La proposition, qui a déjà été présentée au Conseil d’Administration du Parlement, vise également à ce que les communautés organisées en «Conseils Techniques de l’Eau» aient le pouvoir «d’améliorer la fourniture» et l’accès à la formation technique pour assumer la «maintenance corrective et préventive» du service. Selon Gil, cela permettrait d’éviter que des personnes extérieures ne se livrent à des actes de sabotage, par exemple en détournant l’eau vers d’autres endroits «sans aucun contrôle».

Un autre élément important est la durabilité, «qui a trait à la facturation du service. À cette fin, ils proposent une «subvention croisée» pour la consommation résidentielle, qui proviendrait de la contribution des plus gros consommateurs. «Celui qui consomme le plus devrait contribuer le plus. Ainsi, nous pourrions avoir une subvention pour la famille, en raison de la situation difficile des salaires, qui ont été durement touchés par ce blocus criminel», a déclaré Gil.

La proposition comprend un chapitre spécial sur l’utilisation de la ressource et entend délimiter ce qui concerne les eaux usées, l’eau potable et la réutilisation, de sorte que les organismes publics et le secteur privé soient obligés d’utiliser les stations d’épuration pour créer, par exemple, des cycles pour l’entretien des espaces verts et les tâches de nettoyage.

La loi comportera également un chapitre éducatif, afin d’expliquer l’origine de la pénurie d’eau. Cette section propose également la gestion efficace de la saison des pluies, ainsi que la protection des aquifères.

«On est déjà très avancé».

Une autre de ces lois est celle du gaz domestique, un service profondément affecté au point qu’il est rare dans les régions éloignées de Caracas, où la population a recours à l’utilisation de bois de feu et de poêles électriques – lorsque l’approvisionnement est stable – pour cuisiner.

Pour Gil, la loi est de la plus haute importance en tant que cadre réglementaire pour améliorer l’offre et «On est déjà très avancée». L’essentiel, selon lui, est de faire en sorte que le service de gaz arrive par gazoduc dans les grandes villes et que les bouteilles de gaz soient réservées aux zones où il n’est pas possible d’installer des gazoducs ou «où cela coûte très cher».

La question du gaz est particulièrement sensible dans le pays, non seulement en raison de l’approvisionnement essentiel, mais aussi en raison du système de corruption découvert en février dernier au sein de l’entreprise publique PDVSA Gas Comunal, concernant la distribution irrégulière de bouteilles de gaz dans laquelle était impliqué son ancien président, Jacob Grey, comme l’a dénoncé le procureur général, Tarek William Saab.

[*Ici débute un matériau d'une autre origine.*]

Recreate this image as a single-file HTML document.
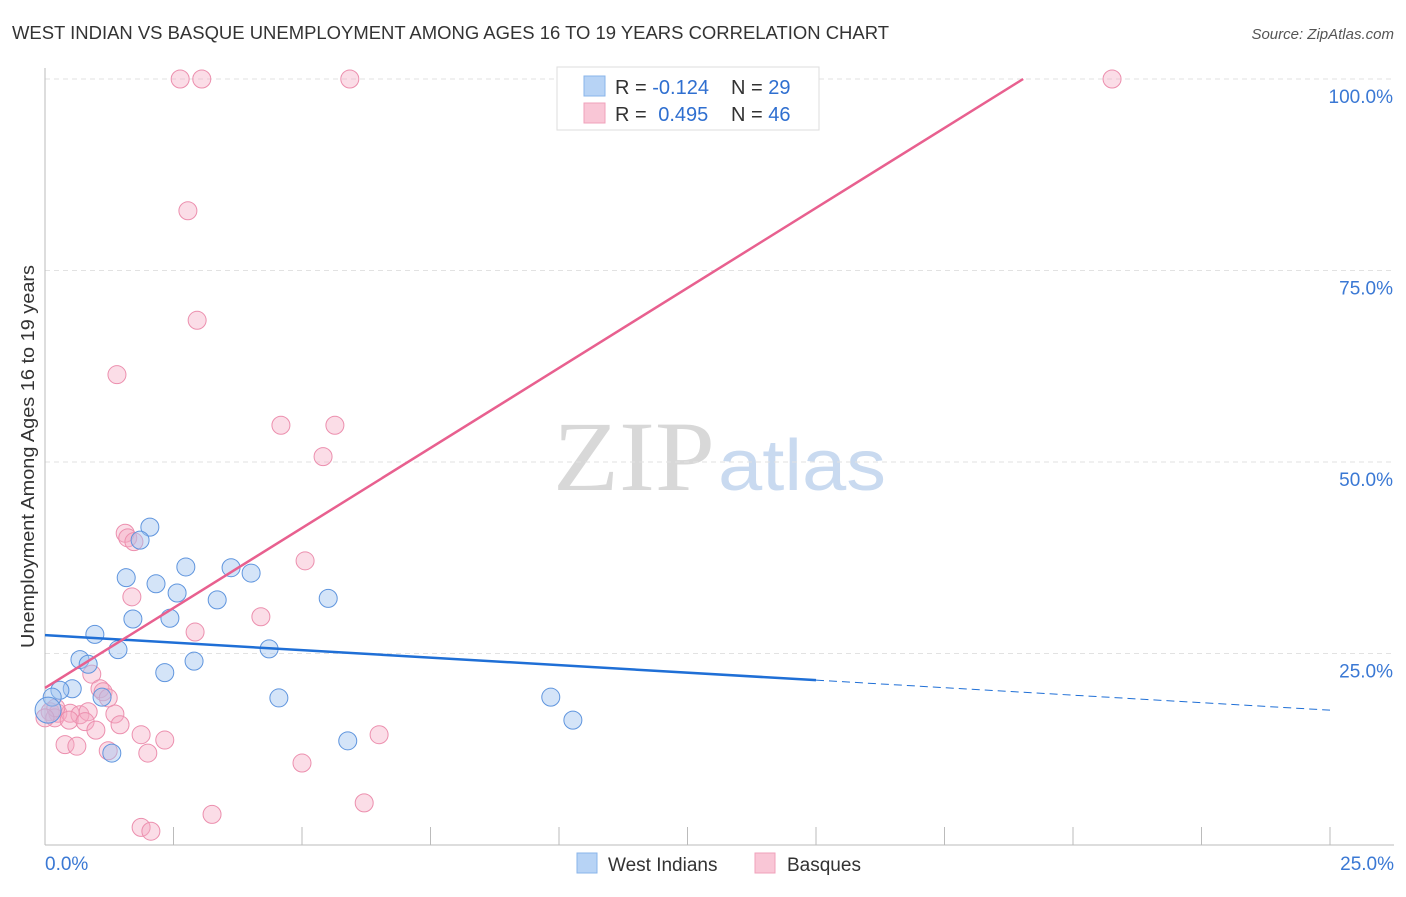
<!DOCTYPE html>
<html><head><meta charset="utf-8"><style>
body{margin:0;background:#fff;font-family:"Liberation Sans",sans-serif;}
</style></head><body>
<svg id="chart" width="1406" height="892" xmlns="http://www.w3.org/2000/svg">
<text x="12" y="39" font-size="18" fill="#333" textLength="877" lengthAdjust="spacingAndGlyphs">WEST INDIAN VS BASQUE UNEMPLOYMENT AMONG AGES 16 TO 19 YEARS CORRELATION CHART</text>
<text x="1394" y="39" font-size="15" fill="#555" font-style="italic" text-anchor="end">Source: ZipAtlas.com</text>
<text transform="translate(34,648) rotate(-90)" font-size="18" fill="#333" textLength="383" lengthAdjust="spacingAndGlyphs">Unemployment Among Ages 16 to 19 years</text>
<g>
<text x="553" y="490" font-family="Liberation Serif,serif" font-size="100" fill="#d8d8d8" textLength="162" lengthAdjust="spacingAndGlyphs">ZIP</text>
<text x="718" y="490" font-size="72" fill="#c9daf0" textLength="168" lengthAdjust="spacingAndGlyphs">atlas</text>
</g>
<g id="grid"></g>
<g id="axes"></g>
<g id="marks"></g>
<g>
<rect x="557" y="67" width="262" height="63" fill="#fff" stroke="#ddd"/>
<rect x="584" y="76" width="21" height="20" fill="#b7d3f5" stroke="#8ab4ea"/>
<rect x="584" y="103" width="21" height="20" fill="#f9c6d6" stroke="#f0a1bb"/>
<text x="615" y="94" font-size="20" fill="#333">R = <tspan fill="#2f6fd0">-0.124</tspan></text>
<text x="731" y="94" font-size="20" fill="#333">N = <tspan fill="#2f6fd0">29</tspan></text>
<text x="615" y="121" font-size="20" fill="#333">R = <tspan fill="#2f6fd0" dx="6">0.495</tspan></text>
<text x="731" y="121" font-size="20" fill="#333">N = <tspan fill="#2f6fd0">46</tspan></text>
</g>
<g>
<rect x="577" y="853" width="20" height="20" fill="#b7d3f5" stroke="#8ab4ea"/>
<text x="608" y="871" font-size="19" fill="#333">West Indians</text>
<rect x="755" y="853" width="20" height="20" fill="#f9c6d6" stroke="#f0a1bb"/>
<text x="787" y="871" font-size="19" fill="#333">Basques</text>
</g>
</svg>
<script>
const yTicks=[25,50,75,100];
const yTickLabels=["25.0%","50.0%","75.0%","100.0%"];
const xTickLabels=["0.0%","25.0%"];
const blueX=[2.04,1.85,1.58,2.74,2.16,3.62,4.01,2.57,3.35,5.51,1.71,2.43,0.97,1.42,4.36,0.68,0.84,2.90,2.33,0.53,0.29,1.11,0.14,4.55,9.84,10.27,5.89,1.30,0.06];
const blueY=[41.5,39.8,34.9,36.3,34.1,36.2,35.5,32.9,32.0,32.2,29.5,29.6,27.5,25.5,25.6,24.2,23.6,24.0,22.5,20.4,20.2,19.3,19.3,19.2,19.3,16.3,13.6,12.0,17.6];
const pinkX=[2.63,3.05,5.93,20.76,2.78,2.96,1.40,4.59,5.64,5.41,1.56,1.61,1.73,5.06,1.69,4.20,2.92,0.91,1.07,1.13,1.23,0.10,0.25,0.19,0.49,0.68,0.84,0.47,0.78,0.99,1.36,1.46,0.39,0.62,1.23,1.87,2.00,2.33,6.50,5.00,3.25,1.87,2.06,6.21,0.21,0.0];
const pinkY=[100,100,100,100,82.8,68.5,61.4,54.8,54.8,50.7,40.7,40.1,39.6,37.1,32.4,29.8,27.8,22.3,20.4,20.0,19.2,17.4,17.2,16.6,17.2,17.0,17.4,16.3,16.1,15.0,17.1,15.7,13.1,12.9,12.3,14.4,12.0,13.7,14.4,10.7,4.0,2.3,1.8,5.5,17.9,16.6];
const blueTrend=[27.4,17.6];
const pinkTrend=[20.5,100];
const pinkTrendEndX=19.03;
const blueSolidEndX=15;

const NS="http://www.w3.org/2000/svg";
const X=v=>45+v/25*1285;
const Y=v=>845-v/100*766;
function mk(tag,attrs,parent){const e=document.createElementNS(NS,tag);for(const k in attrs)e.setAttribute(k,attrs[k]);parent.appendChild(e);return e;}
const grid=document.getElementById('grid'),axes=document.getElementById('axes'),marks=document.getElementById('marks');

yTicks.forEach((t,i)=>{
  const l=mk('line',{x1:45,x2:1394,y1:Y(t),y2:Y(t),stroke:'#e2e2e2','stroke-dasharray':'5,4'},grid);
  
  
  const tx=mk('text',{x:1393,y:Y(t)+24,'font-size':19,fill:'#3a78d4','text-anchor':'end'},axes);
  tx.textContent=yTickLabels[i];
  
  
});
const ax=mk('line',{x1:45,x2:1394,y1:845,y2:845,stroke:'#bbb'},axes);


const ay=mk('line',{x1:45,x2:45,y1:68,y2:845,stroke:'#bbb'},axes);


for(let i=1;i<=10;i++){
  const tk=mk('line',{x1:X(i*2.5),x2:X(i*2.5),y1:827,y2:845,stroke:'#bbb'},axes);
  
  
}
[[0,'start',45],[1,'end',1394]].forEach(([i,a,x])=>{
  const tx=mk('text',{x:x,y:870,'font-size':19,fill:'#3a78d4','text-anchor':a},axes);
  tx.textContent=xTickLabels[i];
  
  
});

pinkX.forEach((x,i)=>{
  const c=mk('circle',{cx:X(x),cy:Y(pinkY[i]),r:9,fill:'rgba(246,170,196,0.4)',stroke:'#ec8fae','stroke-width':1},marks);
  
  
});
blueX.forEach((x,i)=>{
  const c=mk('circle',{cx:X(x),cy:Y(blueY[i]),r:i==blueX.length-1?13:9,fill:'rgba(160,196,240,0.45)',stroke:'#5f95de','stroke-width':1},marks);
  
  
});
const bAt=x=>blueTrend[0]+(blueTrend[1]-blueTrend[0])*x/25;
const bl=mk('line',{x1:X(0),y1:Y(bAt(0)),x2:X(blueSolidEndX),y2:Y(bAt(blueSolidEndX)),stroke:'#1f6fd6','stroke-width':2.5},marks);


const bd=mk('line',{x1:X(blueSolidEndX),y1:Y(bAt(blueSolidEndX)),x2:X(25),y2:Y(bAt(25)),stroke:'#1f6fd6','stroke-width':1,'stroke-dasharray':'8,5'},marks);


const pl=mk('line',{x1:X(0),y1:Y(pinkTrend[0]),x2:X(pinkTrendEndX),y2:Y(pinkTrend[1]),stroke:'#e8608f','stroke-width':2.5},marks);


</script>
</body></html>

Pendant que le Parlement avance sur cette voie, l’Exécutif tente d’arrêter la détérioration des conditions de vie de la population, au milieu d’un scénario complexe de blocus financier, de perte de ses principales sources de revenus (en raison des sanctions américaines), de pandémie et de dynamiques telles que l’hyperinflation, qui attaquent particulièrement les plus pauvres.

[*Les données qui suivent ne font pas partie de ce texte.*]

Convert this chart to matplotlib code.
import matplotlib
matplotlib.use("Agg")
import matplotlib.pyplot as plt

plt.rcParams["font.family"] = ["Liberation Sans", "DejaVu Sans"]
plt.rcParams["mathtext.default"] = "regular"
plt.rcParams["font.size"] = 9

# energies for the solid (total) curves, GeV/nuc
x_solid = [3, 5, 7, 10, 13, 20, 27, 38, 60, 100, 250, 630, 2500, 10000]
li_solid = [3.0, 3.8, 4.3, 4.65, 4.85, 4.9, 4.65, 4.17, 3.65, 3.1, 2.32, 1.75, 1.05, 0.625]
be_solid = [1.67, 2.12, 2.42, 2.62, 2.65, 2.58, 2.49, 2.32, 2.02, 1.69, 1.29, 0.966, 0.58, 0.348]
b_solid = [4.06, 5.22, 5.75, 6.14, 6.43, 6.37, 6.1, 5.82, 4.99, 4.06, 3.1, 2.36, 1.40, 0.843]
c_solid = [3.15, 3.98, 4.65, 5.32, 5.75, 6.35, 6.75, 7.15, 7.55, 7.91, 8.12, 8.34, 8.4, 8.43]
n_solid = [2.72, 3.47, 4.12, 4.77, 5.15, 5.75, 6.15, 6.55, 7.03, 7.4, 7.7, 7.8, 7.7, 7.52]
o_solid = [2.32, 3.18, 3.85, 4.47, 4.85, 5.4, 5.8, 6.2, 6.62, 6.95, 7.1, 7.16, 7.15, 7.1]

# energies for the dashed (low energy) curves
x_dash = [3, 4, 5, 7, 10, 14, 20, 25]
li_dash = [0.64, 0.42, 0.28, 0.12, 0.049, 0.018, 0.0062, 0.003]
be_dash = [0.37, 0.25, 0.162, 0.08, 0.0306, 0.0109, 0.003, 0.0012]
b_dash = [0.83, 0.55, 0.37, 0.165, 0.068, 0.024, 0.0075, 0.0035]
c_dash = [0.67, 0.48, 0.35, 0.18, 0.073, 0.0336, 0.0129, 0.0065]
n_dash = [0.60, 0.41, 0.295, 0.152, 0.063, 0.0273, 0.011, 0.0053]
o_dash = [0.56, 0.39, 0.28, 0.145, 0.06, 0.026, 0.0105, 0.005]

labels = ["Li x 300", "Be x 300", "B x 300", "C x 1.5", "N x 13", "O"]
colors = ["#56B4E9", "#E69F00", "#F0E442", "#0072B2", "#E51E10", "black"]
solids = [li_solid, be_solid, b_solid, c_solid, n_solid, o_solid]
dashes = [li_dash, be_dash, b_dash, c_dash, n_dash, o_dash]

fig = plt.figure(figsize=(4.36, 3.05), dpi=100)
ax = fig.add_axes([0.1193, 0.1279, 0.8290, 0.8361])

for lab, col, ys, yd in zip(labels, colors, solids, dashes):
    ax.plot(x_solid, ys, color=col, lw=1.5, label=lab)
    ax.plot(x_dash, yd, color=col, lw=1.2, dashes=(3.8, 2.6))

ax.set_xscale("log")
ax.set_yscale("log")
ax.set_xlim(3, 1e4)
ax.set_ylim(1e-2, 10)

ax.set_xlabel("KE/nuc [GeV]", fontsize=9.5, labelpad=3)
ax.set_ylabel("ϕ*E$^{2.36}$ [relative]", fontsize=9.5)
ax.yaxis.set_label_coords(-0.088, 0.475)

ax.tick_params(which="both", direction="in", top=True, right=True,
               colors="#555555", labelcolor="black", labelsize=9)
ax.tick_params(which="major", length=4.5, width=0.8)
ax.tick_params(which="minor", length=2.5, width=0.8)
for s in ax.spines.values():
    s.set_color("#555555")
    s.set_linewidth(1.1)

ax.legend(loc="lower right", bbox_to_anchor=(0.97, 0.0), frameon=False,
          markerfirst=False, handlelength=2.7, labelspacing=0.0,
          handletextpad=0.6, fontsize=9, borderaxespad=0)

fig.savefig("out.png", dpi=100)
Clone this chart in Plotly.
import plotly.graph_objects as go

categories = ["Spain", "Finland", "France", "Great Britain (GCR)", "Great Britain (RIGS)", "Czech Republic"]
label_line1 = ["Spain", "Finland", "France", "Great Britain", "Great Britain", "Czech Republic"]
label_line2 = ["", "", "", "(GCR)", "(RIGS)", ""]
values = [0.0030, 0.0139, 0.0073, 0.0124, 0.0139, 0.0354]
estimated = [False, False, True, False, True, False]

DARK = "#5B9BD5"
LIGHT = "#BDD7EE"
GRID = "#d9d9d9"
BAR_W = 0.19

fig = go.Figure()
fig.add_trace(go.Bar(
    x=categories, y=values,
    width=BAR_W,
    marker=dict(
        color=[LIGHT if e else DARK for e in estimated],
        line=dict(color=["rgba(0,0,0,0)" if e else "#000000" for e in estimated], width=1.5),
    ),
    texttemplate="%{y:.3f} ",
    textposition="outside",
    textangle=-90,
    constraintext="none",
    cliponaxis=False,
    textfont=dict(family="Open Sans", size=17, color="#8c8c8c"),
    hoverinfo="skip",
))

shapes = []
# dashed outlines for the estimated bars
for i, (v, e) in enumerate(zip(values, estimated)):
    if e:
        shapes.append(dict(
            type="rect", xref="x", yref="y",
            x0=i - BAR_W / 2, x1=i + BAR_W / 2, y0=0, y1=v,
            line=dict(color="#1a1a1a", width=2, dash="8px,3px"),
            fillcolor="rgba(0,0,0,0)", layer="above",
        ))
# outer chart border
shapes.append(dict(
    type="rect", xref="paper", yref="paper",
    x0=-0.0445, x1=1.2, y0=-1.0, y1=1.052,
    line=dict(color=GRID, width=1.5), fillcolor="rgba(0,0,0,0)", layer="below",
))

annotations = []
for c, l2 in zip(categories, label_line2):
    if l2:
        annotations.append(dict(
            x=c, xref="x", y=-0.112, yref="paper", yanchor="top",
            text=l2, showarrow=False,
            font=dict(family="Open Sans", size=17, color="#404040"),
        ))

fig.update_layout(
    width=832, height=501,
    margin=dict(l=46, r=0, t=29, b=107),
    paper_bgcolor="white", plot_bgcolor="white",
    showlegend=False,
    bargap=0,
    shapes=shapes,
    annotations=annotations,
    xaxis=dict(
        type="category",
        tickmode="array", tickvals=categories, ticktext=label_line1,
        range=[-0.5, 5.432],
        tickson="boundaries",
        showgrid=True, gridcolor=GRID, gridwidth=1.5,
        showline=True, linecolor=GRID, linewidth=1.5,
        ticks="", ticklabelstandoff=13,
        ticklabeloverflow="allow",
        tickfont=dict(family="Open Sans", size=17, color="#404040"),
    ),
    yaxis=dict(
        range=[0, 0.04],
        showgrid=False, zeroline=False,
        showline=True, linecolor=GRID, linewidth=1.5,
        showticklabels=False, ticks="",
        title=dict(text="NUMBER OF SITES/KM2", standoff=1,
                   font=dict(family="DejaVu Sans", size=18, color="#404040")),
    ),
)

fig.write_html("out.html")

Un blocus aux conséquences graves au Venezuela

Actuellement, l’imposition de mesures coercitives unilatérales par les États-Unis a non seulement de graves conséquences sur la marge de manœuvre du gouvernement, mais affecte aussi gravement la qualité de vie des Vénézuéliens.

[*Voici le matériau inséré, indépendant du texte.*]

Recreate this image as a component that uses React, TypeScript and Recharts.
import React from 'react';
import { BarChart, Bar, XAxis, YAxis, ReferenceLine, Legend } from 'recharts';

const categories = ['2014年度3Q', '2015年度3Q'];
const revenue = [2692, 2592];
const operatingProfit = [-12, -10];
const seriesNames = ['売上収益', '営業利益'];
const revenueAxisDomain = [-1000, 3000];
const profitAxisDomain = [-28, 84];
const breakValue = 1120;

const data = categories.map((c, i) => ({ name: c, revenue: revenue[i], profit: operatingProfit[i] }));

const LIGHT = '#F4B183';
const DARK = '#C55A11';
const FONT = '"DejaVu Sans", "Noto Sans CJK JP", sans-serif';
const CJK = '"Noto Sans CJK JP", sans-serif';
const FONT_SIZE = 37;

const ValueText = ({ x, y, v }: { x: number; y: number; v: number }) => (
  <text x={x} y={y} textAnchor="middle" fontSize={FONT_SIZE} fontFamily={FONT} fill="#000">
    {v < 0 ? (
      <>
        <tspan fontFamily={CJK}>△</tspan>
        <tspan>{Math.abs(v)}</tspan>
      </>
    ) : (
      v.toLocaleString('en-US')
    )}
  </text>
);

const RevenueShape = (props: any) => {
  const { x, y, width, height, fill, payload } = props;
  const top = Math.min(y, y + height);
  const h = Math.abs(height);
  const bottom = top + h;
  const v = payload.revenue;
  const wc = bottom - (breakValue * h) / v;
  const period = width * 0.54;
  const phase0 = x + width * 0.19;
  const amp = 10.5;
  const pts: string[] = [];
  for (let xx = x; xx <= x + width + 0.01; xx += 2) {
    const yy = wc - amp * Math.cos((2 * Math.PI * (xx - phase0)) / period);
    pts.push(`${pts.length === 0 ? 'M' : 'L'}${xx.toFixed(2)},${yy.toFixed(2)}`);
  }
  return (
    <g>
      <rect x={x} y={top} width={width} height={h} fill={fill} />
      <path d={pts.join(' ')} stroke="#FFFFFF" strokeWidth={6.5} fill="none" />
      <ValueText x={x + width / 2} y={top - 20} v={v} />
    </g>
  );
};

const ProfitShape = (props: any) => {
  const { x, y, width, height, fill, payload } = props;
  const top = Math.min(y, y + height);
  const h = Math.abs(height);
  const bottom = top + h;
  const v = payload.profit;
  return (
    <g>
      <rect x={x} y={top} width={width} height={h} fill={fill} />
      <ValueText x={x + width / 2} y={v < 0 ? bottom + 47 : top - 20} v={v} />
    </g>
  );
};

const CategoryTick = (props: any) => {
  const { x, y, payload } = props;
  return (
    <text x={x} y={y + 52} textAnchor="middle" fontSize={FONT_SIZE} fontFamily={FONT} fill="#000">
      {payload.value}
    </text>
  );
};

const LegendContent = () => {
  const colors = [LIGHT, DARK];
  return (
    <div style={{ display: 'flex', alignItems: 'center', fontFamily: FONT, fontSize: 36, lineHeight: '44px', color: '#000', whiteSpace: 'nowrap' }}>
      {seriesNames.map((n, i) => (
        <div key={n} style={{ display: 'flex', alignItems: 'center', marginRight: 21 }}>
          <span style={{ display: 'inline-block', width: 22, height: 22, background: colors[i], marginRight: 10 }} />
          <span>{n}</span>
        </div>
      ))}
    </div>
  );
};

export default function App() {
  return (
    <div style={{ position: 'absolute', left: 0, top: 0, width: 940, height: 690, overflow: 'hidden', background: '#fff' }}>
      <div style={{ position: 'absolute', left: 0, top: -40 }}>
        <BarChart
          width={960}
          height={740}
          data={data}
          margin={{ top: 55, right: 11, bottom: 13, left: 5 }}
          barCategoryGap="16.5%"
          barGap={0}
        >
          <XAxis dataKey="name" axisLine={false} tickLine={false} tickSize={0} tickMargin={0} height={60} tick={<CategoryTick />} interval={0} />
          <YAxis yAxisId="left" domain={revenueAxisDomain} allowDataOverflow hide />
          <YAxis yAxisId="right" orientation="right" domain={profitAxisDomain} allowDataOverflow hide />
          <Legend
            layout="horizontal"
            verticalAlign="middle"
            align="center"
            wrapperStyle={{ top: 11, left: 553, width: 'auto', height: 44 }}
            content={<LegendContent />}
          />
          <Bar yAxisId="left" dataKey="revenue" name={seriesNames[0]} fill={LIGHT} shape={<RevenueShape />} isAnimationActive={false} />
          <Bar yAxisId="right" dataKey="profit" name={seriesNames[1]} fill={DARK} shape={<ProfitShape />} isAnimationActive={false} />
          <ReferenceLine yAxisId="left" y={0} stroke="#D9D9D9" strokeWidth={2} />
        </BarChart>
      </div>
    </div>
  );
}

En fait, Gil a expliqué que ces sanctions empêchent le pays l’importation de machines et de pièces de rechange nécessaires au maintien des services publics, en particulier ceux qui dépendent de la technologie américaine et européenne.

«Plus de 64% de l’équipement au Venezuela est de technologie allemande et américaine, c’est-à-dire totalement dépendant de la technologie importée, qui sont les pays qui nous bloquent. Dans des villes comme Caracas, par exemple, nous devons pomper l’eau dans des canalisations situées jusqu’à 1.900 mètres au-dessus du niveau de la mer, ce qui nécessite un effort important en matière de pompes et de panneaux électriques», a-t-il déclaré.

Cette situation, qui frappe particulièrement la population, a été dénoncée par Caracas devant le Bureau du Procureur de la Cour Pénale Internationale (CPI) dans le dossier Venezuela II, qui demande d’enquêter sur la commission présumée de crimes contre l’humanité, «du fait de l’application de mesures coercitives illégales adoptées unilatéralement par le gouvernement américain», au moins depuis 2014.

En février dernier, la Rapporteuse Spéciale des Nations Unies sur les Droits de l’Homme, Alena Douhan, a reconnu que les sanctions américaines contre le Venezuela ont eu un effet «dévastateur» et «catastrophique» sur la vie des vénézuéliens. Elle a donc exhorté Washington à «reconsidérer et lever» ces mesures.

Mais tandis que les plaintes concernant la situation au Venezuela sont traitées à leur propre rythme, le Parlement tente d’avancer à une vitesse qui puisse arrêter la détérioration imparable des services, et offrir une réponse à la population qui les a amenés à ces sièges avec des demandes urgentes.